Task brief
Copy all of the material word for word, except for the pictures.

Information provided
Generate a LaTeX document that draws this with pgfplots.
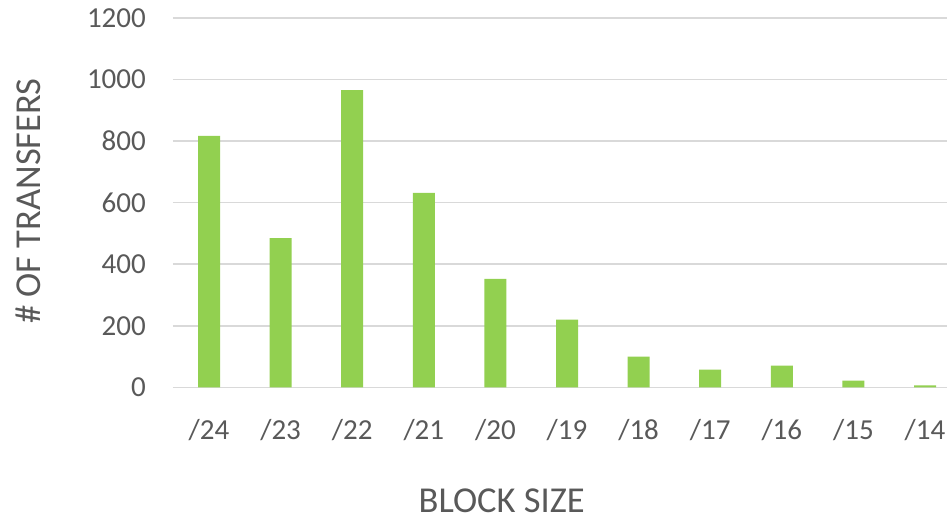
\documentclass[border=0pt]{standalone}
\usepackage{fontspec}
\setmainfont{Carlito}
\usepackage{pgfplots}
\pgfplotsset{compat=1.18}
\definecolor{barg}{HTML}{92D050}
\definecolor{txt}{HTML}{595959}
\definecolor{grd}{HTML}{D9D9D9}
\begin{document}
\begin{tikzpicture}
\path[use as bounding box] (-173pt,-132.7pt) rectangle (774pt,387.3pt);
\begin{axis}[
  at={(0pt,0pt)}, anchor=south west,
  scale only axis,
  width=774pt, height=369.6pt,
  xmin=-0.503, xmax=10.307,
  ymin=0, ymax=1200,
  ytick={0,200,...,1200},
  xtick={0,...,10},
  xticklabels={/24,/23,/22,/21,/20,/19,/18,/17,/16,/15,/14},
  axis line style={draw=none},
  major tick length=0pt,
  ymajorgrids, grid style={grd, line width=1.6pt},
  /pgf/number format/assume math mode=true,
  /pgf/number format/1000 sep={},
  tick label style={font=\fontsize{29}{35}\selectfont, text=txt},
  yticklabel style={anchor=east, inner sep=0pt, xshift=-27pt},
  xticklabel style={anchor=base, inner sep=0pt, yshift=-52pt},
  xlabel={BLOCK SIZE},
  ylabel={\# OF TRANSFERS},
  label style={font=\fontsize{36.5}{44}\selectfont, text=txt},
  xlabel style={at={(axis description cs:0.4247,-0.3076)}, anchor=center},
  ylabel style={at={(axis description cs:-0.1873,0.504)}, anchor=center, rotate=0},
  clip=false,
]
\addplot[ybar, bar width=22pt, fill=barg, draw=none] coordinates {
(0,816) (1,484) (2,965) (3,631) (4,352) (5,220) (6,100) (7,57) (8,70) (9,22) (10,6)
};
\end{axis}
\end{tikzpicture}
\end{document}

Answer to this problem
Generate a LaTeX document that draws this with pgfplots.
\documentclass[border=0pt]{standalone}
\usepackage{fontspec}
\setmainfont{Carlito}
\usepackage{pgfplots}
\pgfplotsset{compat=1.18}
\definecolor{barg}{HTML}{92D050}
\definecolor{txt}{HTML}{595959}
\definecolor{grd}{HTML}{D9D9D9}
\begin{document}
\begin{tikzpicture}
\path[use as bounding box] (-173pt,-132.7pt) rectangle (774pt,387.3pt);
\begin{axis}[
  at={(0pt,0pt)}, anchor=south west,
  scale only axis,
  width=774pt, height=369.6pt,
  xmin=-0.503, xmax=10.307,
  ymin=0, ymax=1200,
  ytick={0,200,...,1200},
  xtick={0,...,10},
  xticklabels={/24,/23,/22,/21,/20,/19,/18,/17,/16,/15,/14},
  axis line style={draw=none},
  major tick length=0pt,
  ymajorgrids, grid style={grd, line width=1.6pt},
  /pgf/number format/assume math mode=true,
  /pgf/number format/1000 sep={},
  tick label style={font=\fontsize{29}{35}\selectfont, text=txt},
  yticklabel style={anchor=east, inner sep=0pt, xshift=-27pt},
  xticklabel style={anchor=base, inner sep=0pt, yshift=-52pt},
  xlabel={BLOCK SIZE},
  ylabel={\# OF TRANSFERS},
  label style={font=\fontsize{36.5}{44}\selectfont, text=txt},
  xlabel style={at={(axis description cs:0.4247,-0.3076)}, anchor=center},
  ylabel style={at={(axis description cs:-0.1873,0.504)}, anchor=center, rotate=0},
  clip=false,
]
\addplot[ybar, bar width=22pt, fill=barg, draw=none] coordinates {
(0,816) (1,484) (2,965) (3,631) (4,352) (5,220) (6,100) (7,57) (8,70) (9,22) (10,6)
};
\end{axis}
\end{tikzpicture}
\end{document}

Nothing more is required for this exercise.